• _Given problem_
Copy nothing but the text: reproduce each line of the listing exactly and leave the pictures out.

********************

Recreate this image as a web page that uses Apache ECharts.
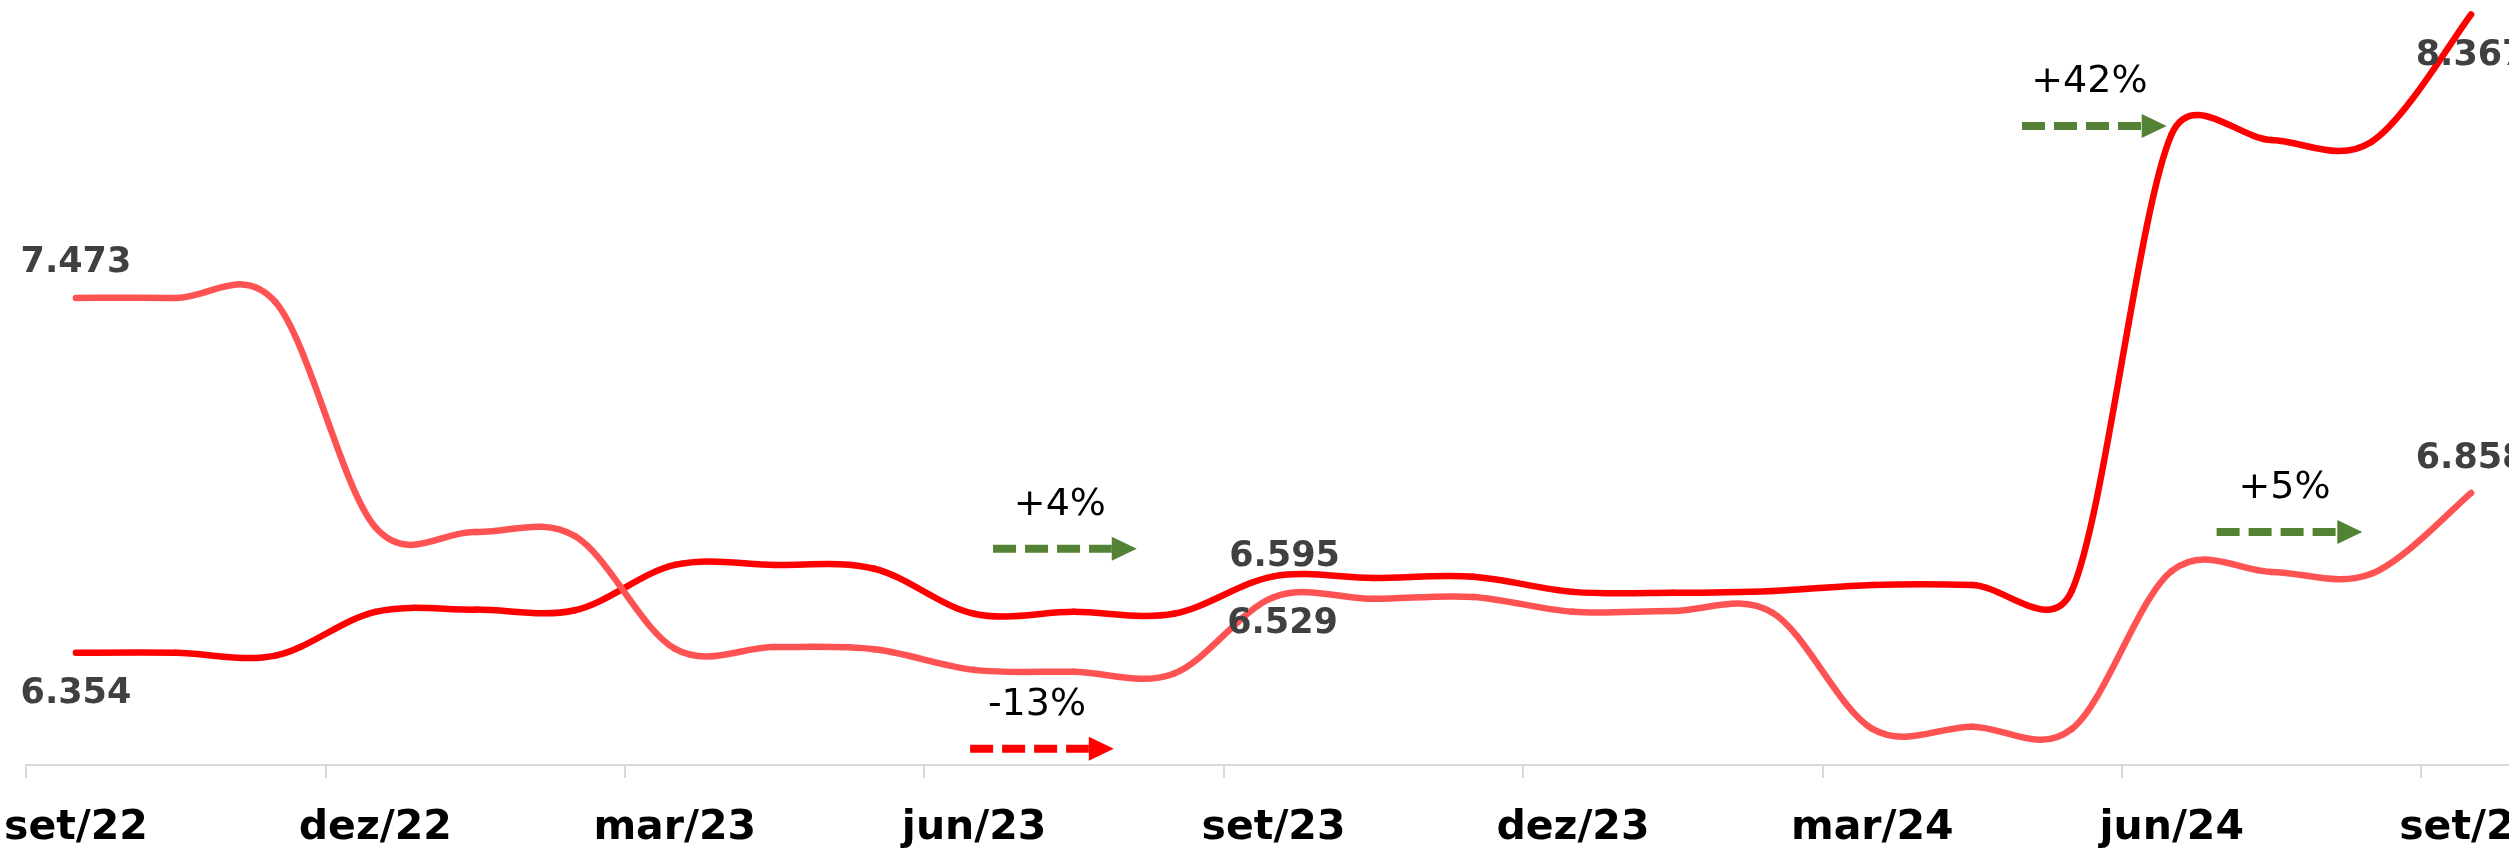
<!DOCTYPE html>
<html>
<head>
<meta charset="utf-8">
<script src="https://cdn.jsdelivr.net/npm/echarts@6/dist/echarts.min.js"></script>
<style>
html,body{margin:0;padding:0;background:#fff;}
#c{width:2509px;height:850px;}
</style>
</head>
<body>
<div id="c"></div>
<script>
// ---- data ----
const categories = ['set/22','out/22','nov/22','dez/22','jan/23','fev/23','mar/23','abr/23','mai/23','jun/23','jul/23','ago/23',
  'set/23','out/23','nov/23','dez/23','jan/24','fev/24','mar/24','abr/24','mai/24','jun/24','jul/24','ago/24','set/24'];
const serieA = [6354, 6354, 6345, 6483, 6490, 6488, 6631, 6631, 6619, 6477, 6483, 6477,
  6595, 6590, 6594, 6546, 6543, 6549, 6568, 6568, 6550, 7990, 7971, 7965, 8367];
const serieB = [7473, 7473, 7460, 6750, 6735, 6722, 6367, 6372, 6365, 6300, 6294, 6288,
  6529, 6524, 6530, 6483, 6486, 6480, 6114, 6121, 6114, 6612, 6609, 6603, 6858];
const labelIndex = [0, 12, 24];
// annotations: text, arrow start/end (category index), arrow level (value)
const annTexts  = ['+4%', '-13%', '+42%', '+5%'];
const annStart  = [9.19, 8.96, 19.50, 21.45];
const annEnd    = [10.63, 10.40, 20.95, 22.91];
const annLevel  = [6682, 6051, 8015, 6735];
const annColors = ['#548235', '#FF0000', '#548235', '#548235'];

// ---- styles ----
const COLOR_A = '#FF0000', COLOR_B = '#FF5353';
const fmt = v => String(v).replace(/\B(?=(\d{3})+(?!\d))/g, '.');
const valueLabel = {fontFamily: 'DejaVu Sans', fontWeight: 'bold', fontSize: 35, color: '#404040'};
const labelPosA = {0: {position: 'bottom', distance: 23}, 12: {position: 'top', distance: 1, offset: [11, 0]}, 24: {position: 'bottom', distance: 23}};
const labelPosB = {0: {position: 'top', distance: 17}, 12: {position: 'bottom', distance: 9, offset: [9, 0]}, 24: {position: 'top', distance: 16}};

function buildData(values, pos) {
  return values.map((v, i) => labelIndex.includes(i)
    ? {value: v, label: Object.assign({show: true, formatter: p => fmt(p.value)}, valueLabel, pos[i])}
    : v);
}

// Excel-like smoothed curve (Bezier with neighbour tangents, limited to half the segment)
function smoothRenderer(color, n) {
  return function (params, api) {
    const i = params.dataIndex;
    if (i >= n - 1) return null;
    const P = j => {
      const jj = Math.max(0, Math.min(n - 1, j));
      return api.coord([api.value(0, jj), api.value(1, jj)]);
    };
    const p0 = P(i - 1), p1 = P(i), p2 = P(i + 1), p3 = P(i + 2);
    const seg = Math.hypot(p2[0] - p1[0], p2[1] - p1[1]);
    const ctl = (a, b) => {
      let vx = (b[0] - a[0]) / 6, vy = (b[1] - a[1]) / 6;
      const len = Math.hypot(vx, vy), lim = seg / 2;
      if (len > lim && len > 0) { vx *= lim / len; vy *= lim / len; }
      return [vx, vy];
    };
    const t1 = ctl(p0, p2), t2 = ctl(p1, p3);
    return {
      type: 'bezierCurve',
      shape: {
        x1: p1[0], y1: p1[1], x2: p2[0], y2: p2[1],
        cpx1: p1[0] + t1[0], cpy1: p1[1] + t1[1],
        cpx2: p2[0] - t2[0], cpy2: p2[1] - t2[1]
      },
      style: {stroke: color, lineWidth: 6.5, fill: null, lineCap: 'round'}
    };
  };
}

const chart = echarts.init(document.getElementById('c'));
chart.setOption({
  animation: false,
  grid: {left: 26, top: 4, width: 2495, height: 761, containLabel: false, outerBoundsMode: 'none'},
  xAxis: {
    type: 'category', data: categories, boundaryGap: true,
    axisLine: {lineStyle: {color: '#d9d9d9', width: 2}},
    axisTick: {show: true, interval: 2, length: 13, lineStyle: {color: '#d9d9d9', width: 2}},
    axisLabel: {interval: 2, margin: 43, fontFamily: 'DejaVu Sans', fontWeight: 'bold', fontSize: 41, color: '#000'},
    splitLine: {show: false}
  },
  yAxis: {type: 'value', min: 6000, max: 8400, show: false, splitLine: {show: false}},
  series: [
    {
      name: 'Série A', type: 'custom', renderItem: smoothRenderer(COLOR_A, serieA.length),
      data: serieA.map((v, i) => [i, v]), encode: {x: 0, y: 1}, z: 2, silent: true
    },
    {
      name: 'Série B', type: 'custom', renderItem: smoothRenderer(COLOR_B, serieB.length),
      data: serieB.map((v, i) => [i, v]), encode: {x: 0, y: 1}, z: 3, silent: true
    },
    {
      name: 'Série A rótulos', type: 'line', data: buildData(serieA, labelPosA),
      symbol: 'circle', symbolSize: 1, itemStyle: {color: 'rgba(0,0,0,0)'},
      lineStyle: {opacity: 0, width: 0}, label: {show: false}, z: 4, silent: true
    },
    {
      name: 'Série B rótulos', type: 'line', data: buildData(serieB, labelPosB),
      symbol: 'circle', symbolSize: 1, itemStyle: {color: 'rgba(0,0,0,0)'},
      lineStyle: {opacity: 0, width: 0}, label: {show: false}, z: 4, silent: true
    }
  ]
});

function px(idx, val) {
  const i0 = Math.floor(idx), f = idx - i0;
  const a = chart.convertToPixel({gridIndex: 0}, [i0, val]);
  const b = chart.convertToPixel({gridIndex: 0}, [i0 + 1, val]);
  return [a[0] + f * (b[0] - a[0]), a[1]];
}

const graphics = [];
annTexts.forEach((t, k) => {
  const s = px(annStart[k], annLevel[k]);
  const e = px(annEnd[k], annLevel[k]);
  const headLen = 25, headHalf = 12;
  const hx = e[0] - headLen;
  const y = s[1];
  graphics.push({type: 'line', silent: true,
    shape: {x1: s[0], y1: y, x2: hx, y2: y},
    style: {stroke: annColors[k], lineWidth: 8, lineDash: [23, 9]}});
  graphics.push({type: 'polygon', silent: true,
    shape: {points: [[hx, y - headHalf], [e[0], y], [hx, y + headHalf]]},
    style: {fill: annColors[k]}});
  graphics.push({type: 'text', silent: true, x: (s[0] + e[0]) / 2 - 5, y: y - 44,
    style: {text: t, font: '38px "DejaVu Sans"', fill: '#000', align: 'center', verticalAlign: 'middle'}});
});
chart.setOption({graphic: graphics});
</script>
</body>
</html>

********************

• _Correct response_
Recreate this image as a web page that uses Apache ECharts.
<!DOCTYPE html>
<html>
<head>
<meta charset="utf-8">
<script src="https://cdn.jsdelivr.net/npm/echarts@6/dist/echarts.min.js"></script>
<style>
html,body{margin:0;padding:0;background:#fff;}
#c{width:2509px;height:850px;}
</style>
</head>
<body>
<div id="c"></div>
<script>
// ---- data ----
const categories = ['set/22','out/22','nov/22','dez/22','jan/23','fev/23','mar/23','abr/23','mai/23','jun/23','jul/23','ago/23',
  'set/23','out/23','nov/23','dez/23','jan/24','fev/24','mar/24','abr/24','mai/24','jun/24','jul/24','ago/24','set/24'];
const serieA = [6354, 6354, 6345, 6483, 6490, 6488, 6631, 6631, 6619, 6477, 6483, 6477,
  6595, 6590, 6594, 6546, 6543, 6549, 6568, 6568, 6550, 7990, 7971, 7965, 8367];
const serieB = [7473, 7473, 7460, 6750, 6735, 6722, 6367, 6372, 6365, 6300, 6294, 6288,
  6529, 6524, 6530, 6483, 6486, 6480, 6114, 6121, 6114, 6612, 6609, 6603, 6858];
const labelIndex = [0, 12, 24];
// annotations: text, arrow start/end (category index), arrow level (value)
const annTexts  = ['+4%', '-13%', '+42%', '+5%'];
const annStart  = [9.19, 8.96, 19.50, 21.45];
const annEnd    = [10.63, 10.40, 20.95, 22.91];
const annLevel  = [6682, 6051, 8015, 6735];
const annColors = ['#548235', '#FF0000', '#548235', '#548235'];

// ---- styles ----
const COLOR_A = '#FF0000', COLOR_B = '#FF5353';
const fmt = v => String(v).replace(/\B(?=(\d{3})+(?!\d))/g, '.');
const valueLabel = {fontFamily: 'DejaVu Sans', fontWeight: 'bold', fontSize: 35, color: '#404040'};
const labelPosA = {0: {position: 'bottom', distance: 23}, 12: {position: 'top', distance: 1, offset: [11, 0]}, 24: {position: 'bottom', distance: 23}};
const labelPosB = {0: {position: 'top', distance: 17}, 12: {position: 'bottom', distance: 9, offset: [9, 0]}, 24: {position: 'top', distance: 16}};

function buildData(values, pos) {
  return values.map((v, i) => labelIndex.includes(i)
    ? {value: v, label: Object.assign({show: true, formatter: p => fmt(p.value)}, valueLabel, pos[i])}
    : v);
}

// Excel-like smoothed curve (Bezier with neighbour tangents, limited to half the segment)
function smoothRenderer(color, n) {
  return function (params, api) {
    const i = params.dataIndex;
    if (i >= n - 1) return null;
    const P = j => {
      const jj = Math.max(0, Math.min(n - 1, j));
      return api.coord([api.value(0, jj), api.value(1, jj)]);
    };
    const p0 = P(i - 1), p1 = P(i), p2 = P(i + 1), p3 = P(i + 2);
    const seg = Math.hypot(p2[0] - p1[0], p2[1] - p1[1]);
    const ctl = (a, b) => {
      let vx = (b[0] - a[0]) / 6, vy = (b[1] - a[1]) / 6;
      const len = Math.hypot(vx, vy), lim = seg / 2;
      if (len > lim && len > 0) { vx *= lim / len; vy *= lim / len; }
      return [vx, vy];
    };
    const t1 = ctl(p0, p2), t2 = ctl(p1, p3);
    return {
      type: 'bezierCurve',
      shape: {
        x1: p1[0], y1: p1[1], x2: p2[0], y2: p2[1],
        cpx1: p1[0] + t1[0], cpy1: p1[1] + t1[1],
        cpx2: p2[0] - t2[0], cpy2: p2[1] - t2[1]
      },
      style: {stroke: color, lineWidth: 6.5, fill: null, lineCap: 'round'}
    };
  };
}

const chart = echarts.init(document.getElementById('c'));
chart.setOption({
  animation: false,
  grid: {left: 26, top: 4, width: 2495, height: 761, containLabel: false, outerBoundsMode: 'none'},
  xAxis: {
    type: 'category', data: categories, boundaryGap: true,
    axisLine: {lineStyle: {color: '#d9d9d9', width: 2}},
    axisTick: {show: true, interval: 2, length: 13, lineStyle: {color: '#d9d9d9', width: 2}},
    axisLabel: {interval: 2, margin: 43, fontFamily: 'DejaVu Sans', fontWeight: 'bold', fontSize: 41, color: '#000'},
    splitLine: {show: false}
  },
  yAxis: {type: 'value', min: 6000, max: 8400, show: false, splitLine: {show: false}},
  series: [
    {
      name: 'Série A', type: 'custom', renderItem: smoothRenderer(COLOR_A, serieA.length),
      data: serieA.map((v, i) => [i, v]), encode: {x: 0, y: 1}, z: 2, silent: true
    },
    {
      name: 'Série B', type: 'custom', renderItem: smoothRenderer(COLOR_B, serieB.length),
      data: serieB.map((v, i) => [i, v]), encode: {x: 0, y: 1}, z: 3, silent: true
    },
    {
      name: 'Série A rótulos', type: 'line', data: buildData(serieA, labelPosA),
      symbol: 'circle', symbolSize: 1, itemStyle: {color: 'rgba(0,0,0,0)'},
      lineStyle: {opacity: 0, width: 0}, label: {show: false}, z: 4, silent: true
    },
    {
      name: 'Série B rótulos', type: 'line', data: buildData(serieB, labelPosB),
      symbol: 'circle', symbolSize: 1, itemStyle: {color: 'rgba(0,0,0,0)'},
      lineStyle: {opacity: 0, width: 0}, label: {show: false}, z: 4, silent: true
    }
  ]
});

function px(idx, val) {
  const i0 = Math.floor(idx), f = idx - i0;
  const a = chart.convertToPixel({gridIndex: 0}, [i0, val]);
  const b = chart.convertToPixel({gridIndex: 0}, [i0 + 1, val]);
  return [a[0] + f * (b[0] - a[0]), a[1]];
}

const graphics = [];
annTexts.forEach((t, k) => {
  const s = px(annStart[k], annLevel[k]);
  const e = px(annEnd[k], annLevel[k]);
  const headLen = 25, headHalf = 12;
  const hx = e[0] - headLen;
  const y = s[1];
  graphics.push({type: 'line', silent: true,
    shape: {x1: s[0], y1: y, x2: hx, y2: y},
    style: {stroke: annColors[k], lineWidth: 8, lineDash: [23, 9]}});
  graphics.push({type: 'polygon', silent: true,
    shape: {points: [[hx, y - headHalf], [e[0], y], [hx, y + headHalf]]},
    style: {fill: annColors[k]}});
  graphics.push({type: 'text', silent: true, x: (s[0] + e[0]) / 2 - 5, y: y - 44,
    style: {text: t, font: '38px "DejaVu Sans"', fill: '#000', align: 'center', verticalAlign: 'middle'}});
});
chart.setOption({graphic: graphics});
</script>
</body>
</html>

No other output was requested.